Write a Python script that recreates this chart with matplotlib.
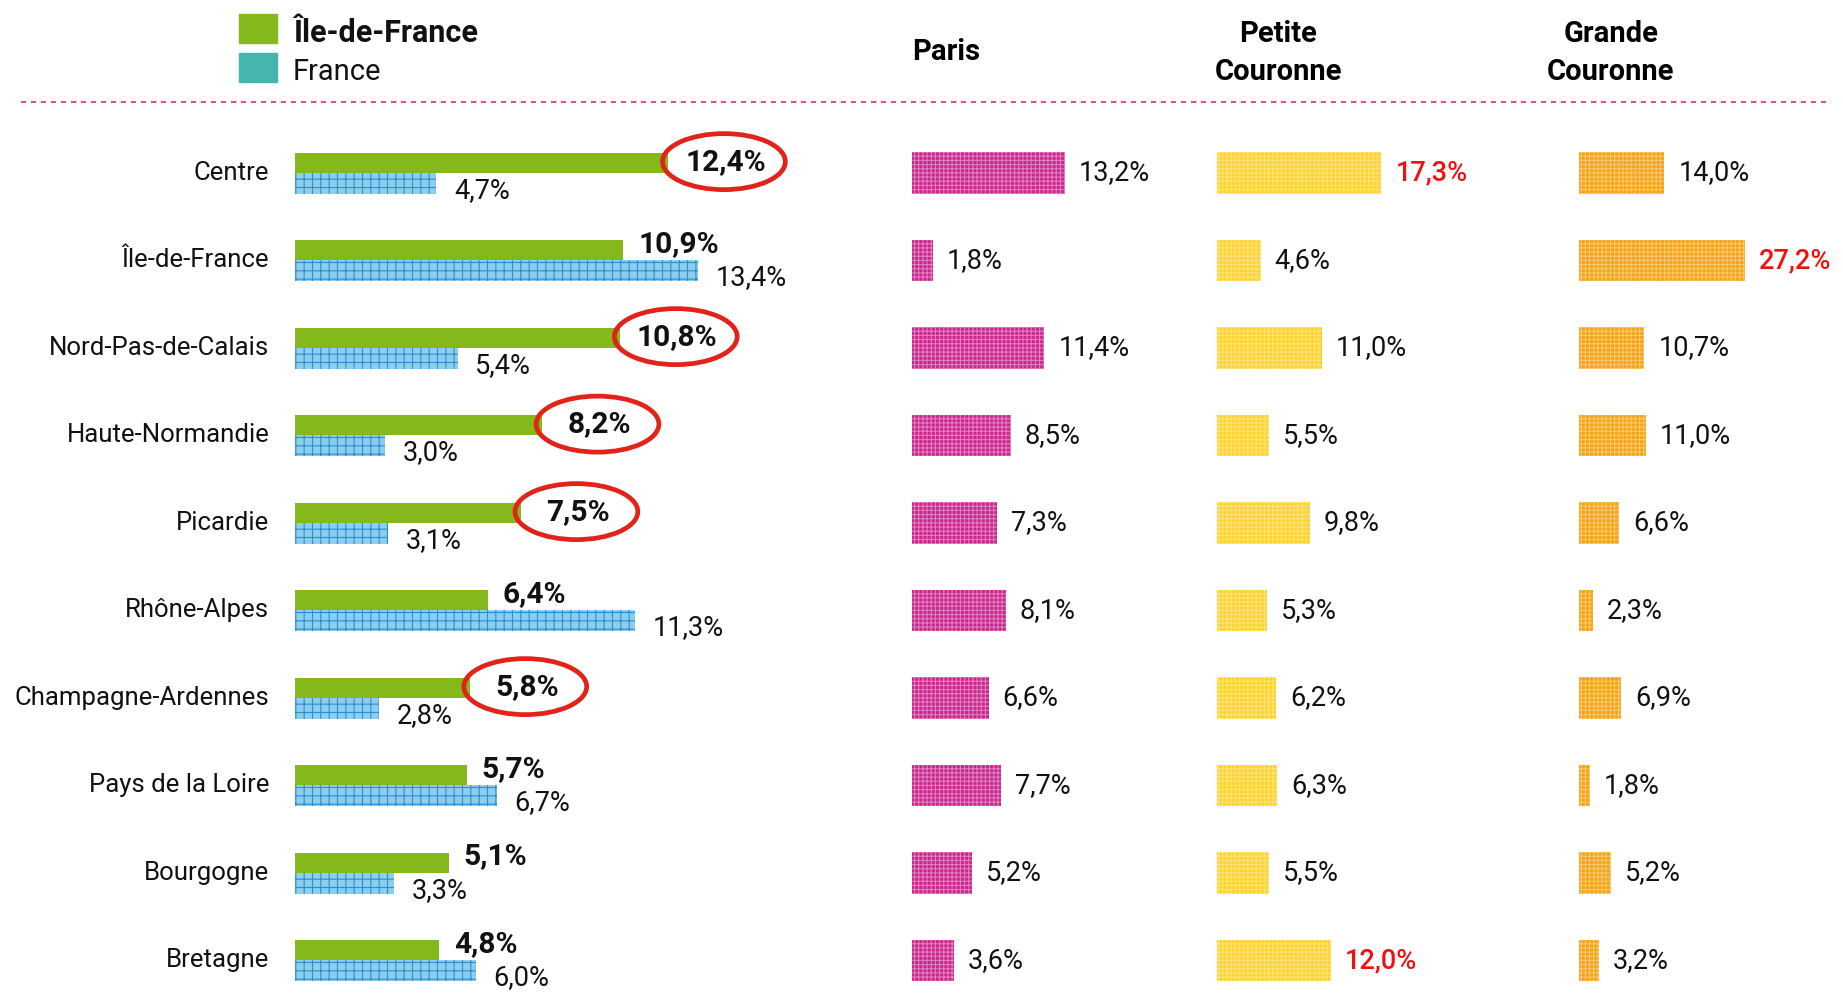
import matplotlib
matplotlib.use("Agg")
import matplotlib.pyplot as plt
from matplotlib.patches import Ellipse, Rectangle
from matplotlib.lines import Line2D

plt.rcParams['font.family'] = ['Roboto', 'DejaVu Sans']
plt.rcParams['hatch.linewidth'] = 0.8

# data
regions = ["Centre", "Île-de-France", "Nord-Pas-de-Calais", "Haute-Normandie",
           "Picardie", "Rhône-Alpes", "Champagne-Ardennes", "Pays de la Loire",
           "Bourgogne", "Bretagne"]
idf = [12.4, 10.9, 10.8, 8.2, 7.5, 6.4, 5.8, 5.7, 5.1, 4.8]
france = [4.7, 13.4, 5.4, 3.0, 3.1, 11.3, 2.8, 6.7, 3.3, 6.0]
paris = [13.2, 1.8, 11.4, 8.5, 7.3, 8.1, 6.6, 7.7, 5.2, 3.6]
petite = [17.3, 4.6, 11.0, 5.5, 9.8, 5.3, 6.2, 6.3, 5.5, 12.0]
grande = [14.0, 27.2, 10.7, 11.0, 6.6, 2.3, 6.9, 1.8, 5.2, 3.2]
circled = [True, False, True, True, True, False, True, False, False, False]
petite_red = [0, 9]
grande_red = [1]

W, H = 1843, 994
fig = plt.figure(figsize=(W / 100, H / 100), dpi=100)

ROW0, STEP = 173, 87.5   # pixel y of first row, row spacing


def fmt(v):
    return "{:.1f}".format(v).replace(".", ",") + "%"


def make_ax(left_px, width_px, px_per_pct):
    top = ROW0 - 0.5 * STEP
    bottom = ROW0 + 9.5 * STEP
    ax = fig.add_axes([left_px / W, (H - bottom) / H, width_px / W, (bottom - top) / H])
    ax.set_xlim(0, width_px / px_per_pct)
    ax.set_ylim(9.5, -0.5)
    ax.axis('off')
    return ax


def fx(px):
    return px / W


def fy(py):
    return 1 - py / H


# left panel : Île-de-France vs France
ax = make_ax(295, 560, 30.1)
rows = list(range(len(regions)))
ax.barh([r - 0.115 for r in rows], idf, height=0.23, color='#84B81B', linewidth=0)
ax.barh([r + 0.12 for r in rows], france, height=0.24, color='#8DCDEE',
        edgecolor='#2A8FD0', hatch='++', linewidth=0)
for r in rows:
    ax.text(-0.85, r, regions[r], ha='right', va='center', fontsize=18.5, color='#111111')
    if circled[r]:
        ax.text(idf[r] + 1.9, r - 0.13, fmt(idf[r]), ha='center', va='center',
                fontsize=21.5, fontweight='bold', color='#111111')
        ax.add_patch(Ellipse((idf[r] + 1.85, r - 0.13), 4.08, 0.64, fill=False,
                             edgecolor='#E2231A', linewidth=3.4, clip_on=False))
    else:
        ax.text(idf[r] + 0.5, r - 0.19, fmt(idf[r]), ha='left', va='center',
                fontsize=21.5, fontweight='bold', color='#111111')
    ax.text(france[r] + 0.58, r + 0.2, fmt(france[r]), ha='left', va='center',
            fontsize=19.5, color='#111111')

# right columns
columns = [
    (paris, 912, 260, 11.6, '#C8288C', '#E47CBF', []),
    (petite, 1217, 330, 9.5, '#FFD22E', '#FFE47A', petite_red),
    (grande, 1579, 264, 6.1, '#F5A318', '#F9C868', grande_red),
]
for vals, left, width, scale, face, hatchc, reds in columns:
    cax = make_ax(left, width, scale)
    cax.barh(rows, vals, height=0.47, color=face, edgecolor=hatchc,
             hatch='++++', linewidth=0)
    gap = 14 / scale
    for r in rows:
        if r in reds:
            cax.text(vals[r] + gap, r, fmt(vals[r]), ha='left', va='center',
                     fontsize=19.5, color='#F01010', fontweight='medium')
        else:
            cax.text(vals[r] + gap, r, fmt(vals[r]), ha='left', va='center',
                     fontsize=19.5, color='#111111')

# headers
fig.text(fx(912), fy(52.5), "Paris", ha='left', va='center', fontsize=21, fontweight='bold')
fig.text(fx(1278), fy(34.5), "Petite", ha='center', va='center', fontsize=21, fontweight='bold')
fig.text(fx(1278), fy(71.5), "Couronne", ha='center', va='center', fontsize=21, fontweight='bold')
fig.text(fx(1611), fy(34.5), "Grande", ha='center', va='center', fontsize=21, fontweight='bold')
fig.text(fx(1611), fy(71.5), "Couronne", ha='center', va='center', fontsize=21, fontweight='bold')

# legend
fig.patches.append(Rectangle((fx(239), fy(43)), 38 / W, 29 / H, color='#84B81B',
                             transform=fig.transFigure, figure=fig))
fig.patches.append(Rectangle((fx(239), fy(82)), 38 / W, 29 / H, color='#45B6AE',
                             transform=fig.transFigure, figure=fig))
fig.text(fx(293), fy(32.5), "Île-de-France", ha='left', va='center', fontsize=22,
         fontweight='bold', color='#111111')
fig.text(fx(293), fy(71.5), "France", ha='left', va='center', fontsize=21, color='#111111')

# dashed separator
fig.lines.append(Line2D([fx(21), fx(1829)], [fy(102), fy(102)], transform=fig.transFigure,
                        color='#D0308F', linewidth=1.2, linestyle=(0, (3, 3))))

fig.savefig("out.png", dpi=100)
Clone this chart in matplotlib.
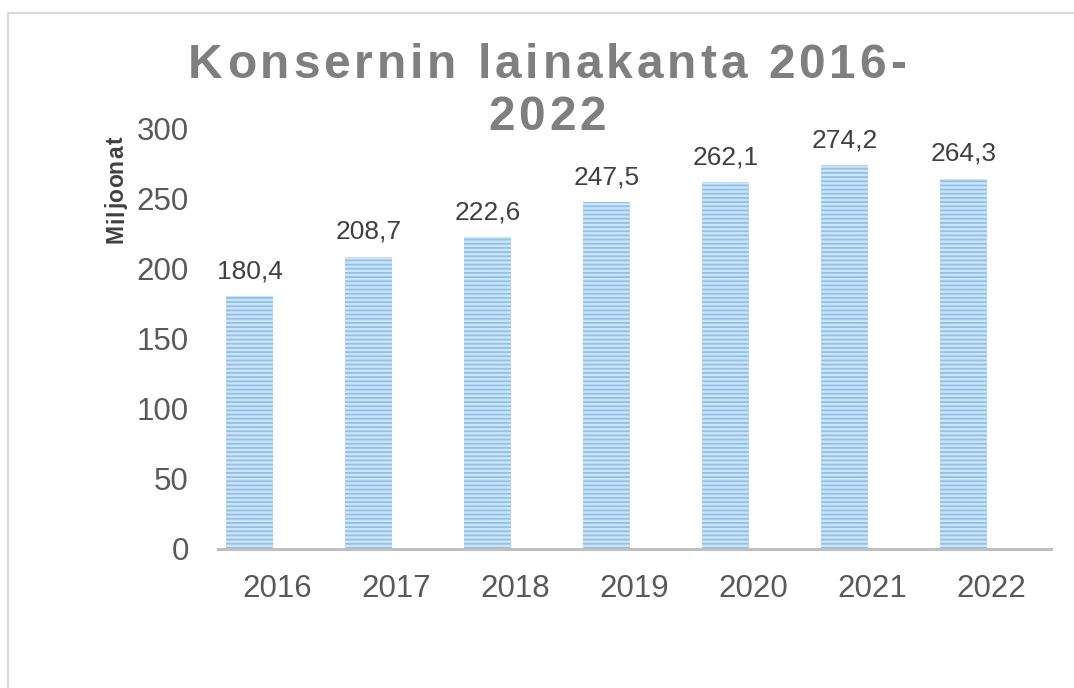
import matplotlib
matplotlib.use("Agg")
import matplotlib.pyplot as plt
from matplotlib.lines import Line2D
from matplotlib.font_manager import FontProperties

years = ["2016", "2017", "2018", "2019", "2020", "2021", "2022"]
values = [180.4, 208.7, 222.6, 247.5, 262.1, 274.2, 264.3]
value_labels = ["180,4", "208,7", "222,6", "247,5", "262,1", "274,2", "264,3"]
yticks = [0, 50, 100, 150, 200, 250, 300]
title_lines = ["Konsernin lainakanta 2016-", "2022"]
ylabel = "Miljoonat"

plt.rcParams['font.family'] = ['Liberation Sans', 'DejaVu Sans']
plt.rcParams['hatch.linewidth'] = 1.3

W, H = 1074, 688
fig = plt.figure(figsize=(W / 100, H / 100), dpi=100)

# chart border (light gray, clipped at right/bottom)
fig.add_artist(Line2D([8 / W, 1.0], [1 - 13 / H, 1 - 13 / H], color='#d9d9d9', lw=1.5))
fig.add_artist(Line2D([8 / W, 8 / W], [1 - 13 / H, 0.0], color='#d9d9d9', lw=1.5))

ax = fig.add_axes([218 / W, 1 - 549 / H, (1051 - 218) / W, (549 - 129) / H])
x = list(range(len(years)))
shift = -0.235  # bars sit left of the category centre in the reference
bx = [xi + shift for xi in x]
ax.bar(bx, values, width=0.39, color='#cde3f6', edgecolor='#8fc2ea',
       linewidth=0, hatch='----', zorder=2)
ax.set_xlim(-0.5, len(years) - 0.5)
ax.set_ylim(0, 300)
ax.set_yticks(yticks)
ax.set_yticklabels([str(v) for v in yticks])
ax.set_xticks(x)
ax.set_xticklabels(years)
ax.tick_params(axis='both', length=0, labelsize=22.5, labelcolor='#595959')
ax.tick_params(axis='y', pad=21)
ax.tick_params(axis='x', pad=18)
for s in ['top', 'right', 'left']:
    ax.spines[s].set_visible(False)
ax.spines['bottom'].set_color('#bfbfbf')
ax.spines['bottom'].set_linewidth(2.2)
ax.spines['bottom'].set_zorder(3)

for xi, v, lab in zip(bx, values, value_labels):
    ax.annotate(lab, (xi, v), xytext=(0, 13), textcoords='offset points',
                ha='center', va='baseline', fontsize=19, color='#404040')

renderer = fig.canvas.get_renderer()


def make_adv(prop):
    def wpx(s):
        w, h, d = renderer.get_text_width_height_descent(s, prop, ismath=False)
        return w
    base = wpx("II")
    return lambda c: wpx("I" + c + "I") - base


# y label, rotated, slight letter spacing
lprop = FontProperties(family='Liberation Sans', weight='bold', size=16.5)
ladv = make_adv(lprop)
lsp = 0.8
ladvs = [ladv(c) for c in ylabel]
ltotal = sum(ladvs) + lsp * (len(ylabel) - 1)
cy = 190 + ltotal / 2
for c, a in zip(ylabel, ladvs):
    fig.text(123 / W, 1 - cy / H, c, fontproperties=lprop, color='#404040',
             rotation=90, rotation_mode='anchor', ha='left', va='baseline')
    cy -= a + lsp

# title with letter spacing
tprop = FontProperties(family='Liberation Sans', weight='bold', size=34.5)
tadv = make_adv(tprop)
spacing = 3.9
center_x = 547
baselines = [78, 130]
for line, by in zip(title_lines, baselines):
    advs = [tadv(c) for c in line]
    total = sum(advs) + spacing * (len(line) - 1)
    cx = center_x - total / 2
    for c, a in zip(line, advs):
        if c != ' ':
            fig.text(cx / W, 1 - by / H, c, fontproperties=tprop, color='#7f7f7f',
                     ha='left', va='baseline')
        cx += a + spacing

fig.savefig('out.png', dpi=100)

> What is asked: Leave out any pictures, please, and quote only the lines from the top of the data through the line that contains "plt.rcParams['hatch.linewidth'] = 0.8".

> Exercise solution:
Write a Python script that recreates this chart with matplotlib.
import matplotlib
matplotlib.use("Agg")
import matplotlib.pyplot as plt
from matplotlib.patches import Ellipse, Rectangle
from matplotlib.lines import Line2D

plt.rcParams['font.family'] = ['Roboto', 'DejaVu Sans']
plt.rcParams['hatch.linewidth'] = 0.8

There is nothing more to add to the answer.